Current-induced dynamics of isolated antiferromagnetic antiskyrmion and antiskyrmionium

Topologically stable spin structures known as magnetic antiskyrmions spontaneously emerge in magnets with broken in-plane rotation symmetry when current is injected. While many studies have focused on their behaviors in ferromagnetic (FM) materials, limited attention has been paid to antiskyrmions in their antiferromagnetic (AFM) counterparts.

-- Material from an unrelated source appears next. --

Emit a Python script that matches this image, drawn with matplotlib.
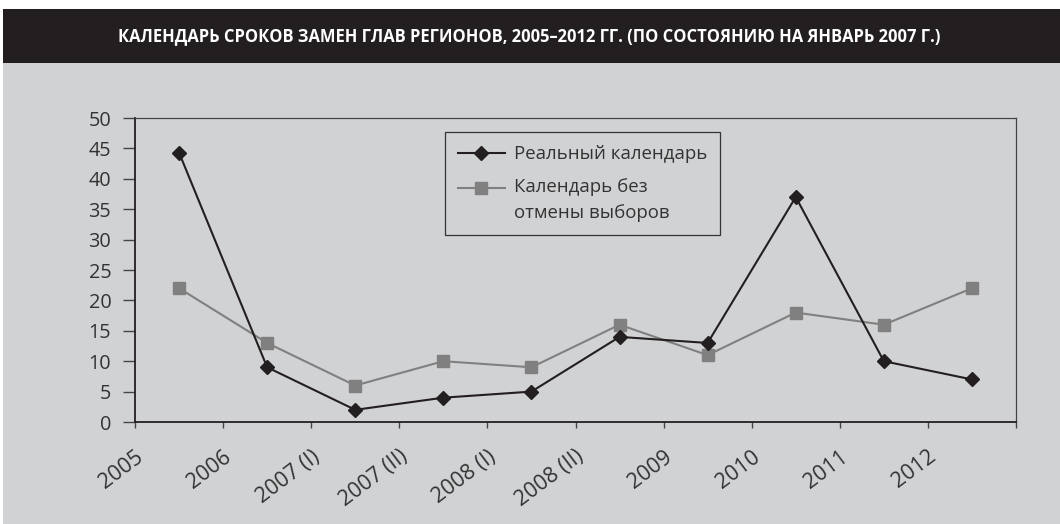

In spintronic applications, the Magnus force of an AFM antiskyrmion cancels out completely due to its comparable but opposite sign spin pattern on the A and B sublattices in the AFM bipartite system, while an FM antiskyrmion exhibits transverse motion when driven by the currents, causing limitations to antiskyrmion motion velocity and information loss when the antiskyrmion is annihilated at the edges of racetracks. Here, we report the nucleation and dynamics of an isolated AFM antiskyrmion and antiskyrmionium induced by current analytically and numerically. We demonstrate how AFM antiskyrmions and antiskyrmioniums are stabilized and manipulated with the same velocity by spin transfer torques and with different velocities by spin-orbit torques. Under suitable conditions, the AFM antiskyrmion and antiskyrmionium can be driven at velocities as high as 6 km/s without the skyrmion Hall effect, far greater than their ferromagnetic counterparts. Furthermore, the critical driving current density of the AFM antiskyrmion (antiskyrmionium) is much larger than that of the FM antiskyrmion (antiskyrmionium). Our results contribute to the development of antiferromagnetic antiskyrmions and antiskyrmioniums by shedding light on their stabilization and dynamics.